• **WHAT IS EXPECTED**:
Reproduce the material word for word; the images stay out.

• **INFORMATION SHOWN**:
○ ○ ○ ○

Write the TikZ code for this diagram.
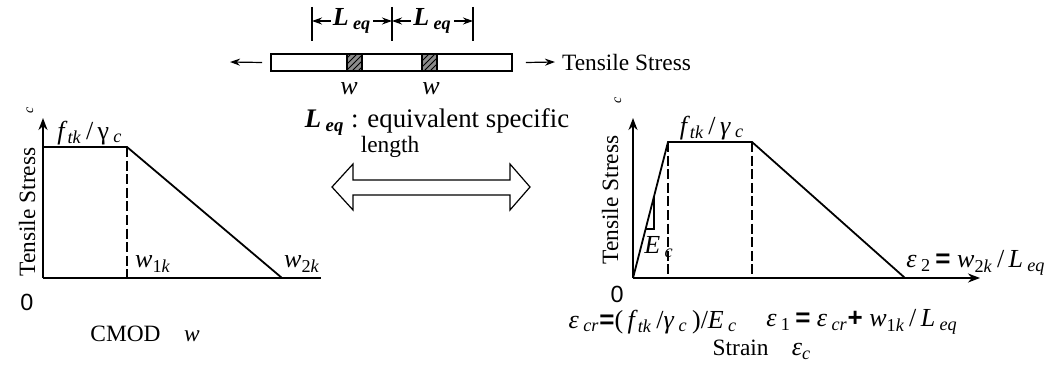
\documentclass[tikz,border=0pt]{standalone}
\usepackage{fontspec}
\setmainfont{Liberation Serif}
\newfontfamily\zerofont{Liberation Sans}
\usetikzlibrary{arrows.meta,patterns}
\newcommand{\sbs}[1]{\textsubscript{\itshape #1}}
\newcommand{\eqsign}[1]{{\zerofont\bfseries #1}}
\tikzset{
  axis/.style={line width=1pt, -{Stealth[length=6pt,width=4.5pt]}},
  curve/.style={line width=0.9pt},
  guide/.style={line width=0.6pt, dash pattern=on 5pt off 1.8pt},
  pull/.style={line width=0.6pt, -{Stealth[length=5pt,width=3.5pt]}},
  dim/.style={line width=0.6pt, {Stealth[length=5pt,width=3.5pt]}-{Stealth[length=5pt,width=3.5pt]}},
  crack/.style={draw, line width=0.6pt, fill=black!45, postaction={pattern=north east lines}},
  sidelabel/.style={rotate=90},
  tinyc/.style={rotate=90, font=\fontsize{7}{8}\selectfont\itshape},
  mathlbl/.style={font=\fontsize{13}{15}\selectfont}
}
\begin{document}
\begin{tikzpicture}[x=0.5pt, y=-0.5pt, font=\fontsize{11.7}{14}\selectfont]
    \useasboundingbox (0,0) rectangle (1053,369);

    % Bar under tension
    \node[draw, line width=0.8pt, minimum width=120.5pt, minimum height=8.5pt, inner sep=0pt] (bar) at (391.5,62.5) {};
    \foreach \x in {347,422} {
        \draw[crack] (\x,54) rectangle ++(15,17);
    }
    \coordinate (pullL) at (230,62);
    \node[anchor=west] (ts) at (555,62) {Tensile Stress};
    \draw[pull] ([xshift=-4pt]bar.west) -- (pullL);
    \draw[pull] ([xshift=6.5pt]bar.east) -- (ts.west);
    \node[mathlbl] (w1) at (349,89) {\textit{w}};
    \node[mathlbl] (w2) at (431,89) {\textit{w}};

    % Equivalent length dimensions
    \foreach \x/\n in {312/a,392/b,473/c} {
        \draw[line width=0.6pt] (\x,7) -- (\x,41);
        \coordinate (d\n) at (\x,21);
    }
    \draw[dim] (da) -- node[mathlbl, fill=white, inner sep=1pt] {\bfseries\itshape L\,\sbs{eq}} (db);
    \draw[dim] (db) -- node[mathlbl, fill=white, inner sep=1pt] {\bfseries\itshape L\,\sbs{eq}} (dc);

    % Legend and double arrow
    \node[font=\fontsize{13.4}{15}\selectfont] (leq) at (437,122) {{\bfseries\itshape L\,\sbs{eq}} : equivalent specific};
    \node (len) at (390,147) {length};
    \draw[line width=0.6pt] (332,187) -- (353,164) -- (353,180) -- (510,180) -- (510,164)
        -- (530,187) -- (510,210) -- (510,195) -- (353,195) -- (353,210) -- cycle;

    % Left: stress - crack opening
    \coordinate (lO) at (43,278);
    \coordinate (lY) at (43,118);
    \coordinate (lX) at (321,278);
    \coordinate (lP) at (43,147);
    \coordinate (lA) at (127,147);
    \coordinate (lB) at (282,278);
    \draw[axis] (lO) -- (lY);
    \draw[line width=1pt] (lO) -- (lX);
    \draw[curve] (lP) -- (lA) -- (lB);
    \draw[guide] (lA) -- (lA |- lO);
    \node[sidelabel] (lys) at (27,212) {Tensile Stress};
    \node[tinyc] (lyc) at (30,110) {c};
    \node[mathlbl] (lft) at (90,133) {\textit{f}\sbs{tk}\,/\,γ\,\sbs{c}};
    \node[mathlbl] (lw1) at (153,264) {\textit{w}\textsubscript{1\itshape k}};
    \node[mathlbl] (lw2) at (302,264) {\textit{w}\textsubscript{2\itshape k}};
    \node (l0) at (27,302) {\zerofont 0};
    \node (lxs) at (145,334) {CMOD\quad\textit{w}};

    % Right: stress - strain
    \coordinate (rO) at (633,278);
    \coordinate (rY) at (633,118);
    \coordinate (rX) at (980,278);
    \coordinate (rA) at (668,142);
    \coordinate (rB) at (752,142);
    \coordinate (rC) at (905,278);
    \draw[axis] (rO) -- (rY);
    \draw[axis] (rO) -- (rX);
    \draw[curve] (rO) -- (rA) -- (rB) -- (rC);
    \draw[guide] (rA) -- (rA |- rO);
    \draw[guide] (rB) -- (rB |- rO);
    \draw[line width=0.6pt] (654,197) -- (654,229) -- (645.4,229);
    \node[sidelabel] (rys) at (610,200) {Tensile Stress};
    \node[tinyc] (ryc) at (618,100) {c};
    \node[mathlbl] (rft) at (712,128) {\textit{f}\sbs{tk}\,/\,\textit{γ}\,\sbs{c}};
    \node[mathlbl] (rE) at (659,247) {\textit{E}\,\sbs{c}};
    \node (r0) at (617,294) {\zerofont 0};
    \node[mathlbl] (re2) at (976,263) {\textit{ε}\,\textsubscript{2}\,\eqsign{=}\ \textit{w}\textsubscript{2\itshape k}\,/\,\textit{L}\,\sbs{eq}};
    \node[mathlbl] (recr) at (653,322) {\textit{ε}\,\sbs{cr}\eqsign{=}(\,\textit{f}\sbs{tk}\,/\textit{γ}\,\sbs{c}\,)/\textit{E}\,\sbs{c}};
    \node[mathlbl] (re1) at (862,322) {\textit{ε}\,\textsubscript{1}\,\eqsign{=}\ \textit{ε}\,\sbs{cr}\eqsign{+}\ \textit{w}\textsubscript{1\itshape k}\,/\,\textit{L}\,\sbs{eq}};
    \node (rxs) at (762,350) {Strain\quad{\fontsize{13}{15}\selectfont\textit{ε}\sbs{c}}};
\end{tikzpicture}
\end{document}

○ ○ ○ ○

• **RESULT FOR THIS TASK**:
Write the TikZ code for this diagram.
\documentclass[tikz,border=0pt]{standalone}
\usepackage{fontspec}
\setmainfont{Liberation Serif}
\newfontfamily\zerofont{Liberation Sans}
\usetikzlibrary{arrows.meta,patterns}
\newcommand{\sbs}[1]{\textsubscript{\itshape #1}}
\newcommand{\eqsign}[1]{{\zerofont\bfseries #1}}
\tikzset{
  axis/.style={line width=1pt, -{Stealth[length=6pt,width=4.5pt]}},
  curve/.style={line width=0.9pt},
  guide/.style={line width=0.6pt, dash pattern=on 5pt off 1.8pt},
  pull/.style={line width=0.6pt, -{Stealth[length=5pt,width=3.5pt]}},
  dim/.style={line width=0.6pt, {Stealth[length=5pt,width=3.5pt]}-{Stealth[length=5pt,width=3.5pt]}},
  crack/.style={draw, line width=0.6pt, fill=black!45, postaction={pattern=north east lines}},
  sidelabel/.style={rotate=90},
  tinyc/.style={rotate=90, font=\fontsize{7}{8}\selectfont\itshape},
  mathlbl/.style={font=\fontsize{13}{15}\selectfont}
}
\begin{document}
\begin{tikzpicture}[x=0.5pt, y=-0.5pt, font=\fontsize{11.7}{14}\selectfont]
    \useasboundingbox (0,0) rectangle (1053,369);

    % Bar under tension
    \node[draw, line width=0.8pt, minimum width=120.5pt, minimum height=8.5pt, inner sep=0pt] (bar) at (391.5,62.5) {};
    \foreach \x in {347,422} {
        \draw[crack] (\x,54) rectangle ++(15,17);
    }
    \coordinate (pullL) at (230,62);
    \node[anchor=west] (ts) at (555,62) {Tensile Stress};
    \draw[pull] ([xshift=-4pt]bar.west) -- (pullL);
    \draw[pull] ([xshift=6.5pt]bar.east) -- (ts.west);
    \node[mathlbl] (w1) at (349,89) {\textit{w}};
    \node[mathlbl] (w2) at (431,89) {\textit{w}};

    % Equivalent length dimensions
    \foreach \x/\n in {312/a,392/b,473/c} {
        \draw[line width=0.6pt] (\x,7) -- (\x,41);
        \coordinate (d\n) at (\x,21);
    }
    \draw[dim] (da) -- node[mathlbl, fill=white, inner sep=1pt] {\bfseries\itshape L\,\sbs{eq}} (db);
    \draw[dim] (db) -- node[mathlbl, fill=white, inner sep=1pt] {\bfseries\itshape L\,\sbs{eq}} (dc);

    % Legend and double arrow
    \node[font=\fontsize{13.4}{15}\selectfont] (leq) at (437,122) {{\bfseries\itshape L\,\sbs{eq}} : equivalent specific};
    \node (len) at (390,147) {length};
    \draw[line width=0.6pt] (332,187) -- (353,164) -- (353,180) -- (510,180) -- (510,164)
        -- (530,187) -- (510,210) -- (510,195) -- (353,195) -- (353,210) -- cycle;

    % Left: stress - crack opening
    \coordinate (lO) at (43,278);
    \coordinate (lY) at (43,118);
    \coordinate (lX) at (321,278);
    \coordinate (lP) at (43,147);
    \coordinate (lA) at (127,147);
    \coordinate (lB) at (282,278);
    \draw[axis] (lO) -- (lY);
    \draw[line width=1pt] (lO) -- (lX);
    \draw[curve] (lP) -- (lA) -- (lB);
    \draw[guide] (lA) -- (lA |- lO);
    \node[sidelabel] (lys) at (27,212) {Tensile Stress};
    \node[tinyc] (lyc) at (30,110) {c};
    \node[mathlbl] (lft) at (90,133) {\textit{f}\sbs{tk}\,/\,γ\,\sbs{c}};
    \node[mathlbl] (lw1) at (153,264) {\textit{w}\textsubscript{1\itshape k}};
    \node[mathlbl] (lw2) at (302,264) {\textit{w}\textsubscript{2\itshape k}};
    \node (l0) at (27,302) {\zerofont 0};
    \node (lxs) at (145,334) {CMOD\quad\textit{w}};

    % Right: stress - strain
    \coordinate (rO) at (633,278);
    \coordinate (rY) at (633,118);
    \coordinate (rX) at (980,278);
    \coordinate (rA) at (668,142);
    \coordinate (rB) at (752,142);
    \coordinate (rC) at (905,278);
    \draw[axis] (rO) -- (rY);
    \draw[axis] (rO) -- (rX);
    \draw[curve] (rO) -- (rA) -- (rB) -- (rC);
    \draw[guide] (rA) -- (rA |- rO);
    \draw[guide] (rB) -- (rB |- rO);
    \draw[line width=0.6pt] (654,197) -- (654,229) -- (645.4,229);
    \node[sidelabel] (rys) at (610,200) {Tensile Stress};
    \node[tinyc] (ryc) at (618,100) {c};
    \node[mathlbl] (rft) at (712,128) {\textit{f}\sbs{tk}\,/\,\textit{γ}\,\sbs{c}};
    \node[mathlbl] (rE) at (659,247) {\textit{E}\,\sbs{c}};
    \node (r0) at (617,294) {\zerofont 0};
    \node[mathlbl] (re2) at (976,263) {\textit{ε}\,\textsubscript{2}\,\eqsign{=}\ \textit{w}\textsubscript{2\itshape k}\,/\,\textit{L}\,\sbs{eq}};
    \node[mathlbl] (recr) at (653,322) {\textit{ε}\,\sbs{cr}\eqsign{=}(\,\textit{f}\sbs{tk}\,/\textit{γ}\,\sbs{c}\,)/\textit{E}\,\sbs{c}};
    \node[mathlbl] (re1) at (862,322) {\textit{ε}\,\textsubscript{1}\,\eqsign{=}\ \textit{ε}\,\sbs{cr}\eqsign{+}\ \textit{w}\textsubscript{1\itshape k}\,/\,\textit{L}\,\sbs{eq}};
    \node (rxs) at (762,350) {Strain\quad{\fontsize{13}{15}\selectfont\textit{ε}\sbs{c}}};
\end{tikzpicture}
\end{document}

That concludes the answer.